VESA Local BUS


The Video Electronics Standard Association (VESA) is a group of PC vendors who developed the VESA local bus. This group developed the standard for the VESA Local BUS (VL Bus) standard and formally announced in August 1992. It was designed to speed up video displays, but its specification was general enough for other high-speed data transfers.

VESA provided a standardized connector and protocol for local bus expansion system for PCs. VESA also announced a second generation VL Bus standard (Version 2) in 1992. This revision redefined the maximum number of VL Bus slots from 3 in the original specification to 3 slots at 40MHz and 2 slots at 50MHz in a circuit.

Its speed was originally set at up to 50MHz, and is a 32-bit card.

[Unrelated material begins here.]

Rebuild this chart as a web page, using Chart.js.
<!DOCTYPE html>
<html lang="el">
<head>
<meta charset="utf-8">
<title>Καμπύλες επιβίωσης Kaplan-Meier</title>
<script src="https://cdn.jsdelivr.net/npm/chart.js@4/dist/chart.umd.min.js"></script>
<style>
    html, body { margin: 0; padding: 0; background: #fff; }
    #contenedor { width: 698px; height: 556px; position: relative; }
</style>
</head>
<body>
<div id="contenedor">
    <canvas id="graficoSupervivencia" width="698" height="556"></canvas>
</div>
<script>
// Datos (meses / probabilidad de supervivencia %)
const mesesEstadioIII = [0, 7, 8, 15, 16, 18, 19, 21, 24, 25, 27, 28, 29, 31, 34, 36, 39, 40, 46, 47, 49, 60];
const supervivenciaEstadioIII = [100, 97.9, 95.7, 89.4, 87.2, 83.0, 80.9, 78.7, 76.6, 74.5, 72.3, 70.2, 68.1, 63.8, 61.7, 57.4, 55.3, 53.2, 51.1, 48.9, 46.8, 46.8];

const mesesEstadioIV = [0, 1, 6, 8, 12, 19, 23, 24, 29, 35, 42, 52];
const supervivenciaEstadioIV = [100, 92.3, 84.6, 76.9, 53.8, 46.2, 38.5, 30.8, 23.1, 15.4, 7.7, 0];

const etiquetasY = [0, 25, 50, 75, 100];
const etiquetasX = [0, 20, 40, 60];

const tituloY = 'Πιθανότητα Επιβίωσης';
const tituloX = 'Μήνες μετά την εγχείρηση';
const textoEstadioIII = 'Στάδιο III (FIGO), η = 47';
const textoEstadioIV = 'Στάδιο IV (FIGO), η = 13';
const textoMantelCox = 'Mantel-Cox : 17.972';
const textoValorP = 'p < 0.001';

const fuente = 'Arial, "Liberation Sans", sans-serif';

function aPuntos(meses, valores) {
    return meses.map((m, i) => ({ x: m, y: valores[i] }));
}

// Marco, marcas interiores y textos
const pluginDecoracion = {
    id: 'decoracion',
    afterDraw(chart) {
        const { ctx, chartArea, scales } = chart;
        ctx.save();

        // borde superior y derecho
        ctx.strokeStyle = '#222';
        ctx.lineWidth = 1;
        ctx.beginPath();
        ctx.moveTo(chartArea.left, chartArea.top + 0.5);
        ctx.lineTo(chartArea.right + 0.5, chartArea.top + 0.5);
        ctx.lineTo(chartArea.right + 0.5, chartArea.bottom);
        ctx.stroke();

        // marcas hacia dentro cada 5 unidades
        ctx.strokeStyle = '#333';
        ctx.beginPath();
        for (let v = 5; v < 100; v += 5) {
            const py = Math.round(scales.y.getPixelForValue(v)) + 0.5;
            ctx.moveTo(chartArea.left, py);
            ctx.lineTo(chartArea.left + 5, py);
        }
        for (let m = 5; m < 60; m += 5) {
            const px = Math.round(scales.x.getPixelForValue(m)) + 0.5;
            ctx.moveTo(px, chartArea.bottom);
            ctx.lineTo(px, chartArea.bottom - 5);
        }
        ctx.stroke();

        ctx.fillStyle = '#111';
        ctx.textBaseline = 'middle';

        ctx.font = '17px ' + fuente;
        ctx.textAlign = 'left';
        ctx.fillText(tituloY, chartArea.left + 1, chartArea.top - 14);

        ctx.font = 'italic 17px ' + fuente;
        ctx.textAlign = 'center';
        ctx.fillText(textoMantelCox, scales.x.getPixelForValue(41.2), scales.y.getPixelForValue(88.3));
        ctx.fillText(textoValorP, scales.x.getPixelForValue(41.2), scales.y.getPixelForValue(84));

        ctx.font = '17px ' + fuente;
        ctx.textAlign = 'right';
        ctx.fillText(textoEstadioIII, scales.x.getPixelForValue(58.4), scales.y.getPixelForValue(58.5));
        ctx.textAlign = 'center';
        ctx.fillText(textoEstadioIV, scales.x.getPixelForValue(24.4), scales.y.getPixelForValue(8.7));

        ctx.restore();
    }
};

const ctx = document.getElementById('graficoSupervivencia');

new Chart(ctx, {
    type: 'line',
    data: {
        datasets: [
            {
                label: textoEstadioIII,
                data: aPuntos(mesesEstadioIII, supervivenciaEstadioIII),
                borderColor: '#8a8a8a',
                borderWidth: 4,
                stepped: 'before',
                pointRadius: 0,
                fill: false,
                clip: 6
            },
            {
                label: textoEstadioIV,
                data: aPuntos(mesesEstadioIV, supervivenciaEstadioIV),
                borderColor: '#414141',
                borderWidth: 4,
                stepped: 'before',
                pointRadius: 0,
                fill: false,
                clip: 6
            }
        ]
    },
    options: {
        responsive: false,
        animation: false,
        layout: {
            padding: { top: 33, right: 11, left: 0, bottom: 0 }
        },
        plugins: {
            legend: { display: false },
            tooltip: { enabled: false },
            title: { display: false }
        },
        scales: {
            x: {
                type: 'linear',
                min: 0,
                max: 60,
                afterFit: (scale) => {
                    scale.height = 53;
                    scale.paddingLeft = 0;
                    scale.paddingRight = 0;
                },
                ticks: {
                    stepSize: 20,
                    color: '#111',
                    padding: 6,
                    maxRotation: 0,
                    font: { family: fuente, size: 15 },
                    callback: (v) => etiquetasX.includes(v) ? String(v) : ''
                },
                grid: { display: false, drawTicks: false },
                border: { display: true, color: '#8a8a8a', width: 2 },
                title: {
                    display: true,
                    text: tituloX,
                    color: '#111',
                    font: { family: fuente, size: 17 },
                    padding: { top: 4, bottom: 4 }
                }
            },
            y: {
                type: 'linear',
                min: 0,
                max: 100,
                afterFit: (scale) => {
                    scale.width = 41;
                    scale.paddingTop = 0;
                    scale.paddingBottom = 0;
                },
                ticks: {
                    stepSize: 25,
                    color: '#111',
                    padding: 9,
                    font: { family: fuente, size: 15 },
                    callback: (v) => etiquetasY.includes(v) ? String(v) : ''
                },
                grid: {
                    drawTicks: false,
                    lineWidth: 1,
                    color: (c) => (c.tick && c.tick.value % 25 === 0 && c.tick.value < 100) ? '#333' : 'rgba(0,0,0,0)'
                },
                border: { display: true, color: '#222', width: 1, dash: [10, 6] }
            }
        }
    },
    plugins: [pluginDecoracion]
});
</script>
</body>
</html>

VESA cards have two sets of connectors, one set is based on the 16 bit ISA slot, and a second set of 36 pairs of connectors that carry local bus information.

Let me make a few points about the design objectives of the VL Bus before we discuss how it actually works:

  1. First, high resolution graphics revealed the inability of the ISA bus to transfer data quickly enough.
  2. Early design of local buses were propriatory, and were incompatible.
  3. The VESA Local Bus's design allowed other high volume devices such as hard disk drives to use the bus.
  4. The VL Bus was designed around the Intel 486 processor's needs.
  5. The VL Bus's high speed was its primary selling point. It's maximum speed is 66MHz.
  6. At the 33MHz level, with the 32-bit design, the original VL Bus speed was a theoretical 132 mb/s! It had burst mode or non-burst mode. Burst mode means that the bus uses a single address cycle followed by four data cycles. This means it takes 5 clock cycles to transfer four double-words of 32-bits each. So you transfer 4x32bits (128bits) each 5 clock cycles, which translates to about 105 MB/s of real data. The VL Bus is slower in non-burst mode and maxed out at about 66 mb/s because it required an address cycle for each data transfer of 32 bits, which takes 2 clock cycles.
  7. VL Bus Version 2.0 allowed 3 40MHz slots and 2 50MHz slots if low capacitance is maintained.
  8. VL Bus Version 2.0 defined a 64 bit interface. The wider bus and the higher clock speed will allow for total theoretical throughput of 400MB/s. Of course there are overhead, etc.
  9. Boards designed for VL Bus Version 2.0 will work in the original VL Bus slots by specification requirement.
  10. The VESA Local Bus is ideal for 486 machines. Why? Because it can handle about everything the 33MHz buses in the 486 machines can throw at it. VESA is much slower than PCI and has trouble with the 66 MHz and higher speed buses in Pentium and P6 type machines.

    The VESA operates as follows:

    1. The CPU sends signals to the I/O Controller that handles VL-Bus operations. The signals contains code and destination addresses for all the signals to follow.
    2. The I/O controller decodes the addresses to determine if the signals are for any of the local-bus adapters.
    3. Signals going to non-local bus adapters are sent to the ISA I/O controller. While the signals were passed at 33MHz and 32bits, the ISA controller will convert them to 16 bit, 8 MHz for the ISA BUS.
    4. If a signal is for the VESA local bus, the VESA controller sends a signal control signal to the adapter in that slot, telling the adapter to execute the operation requested.
    5. Once the adapter starts the operation, the VL controller lets the data for that operation pass directly from the processor to the local bus slot over a 32 bit data path, and at speeds up to 50MHz.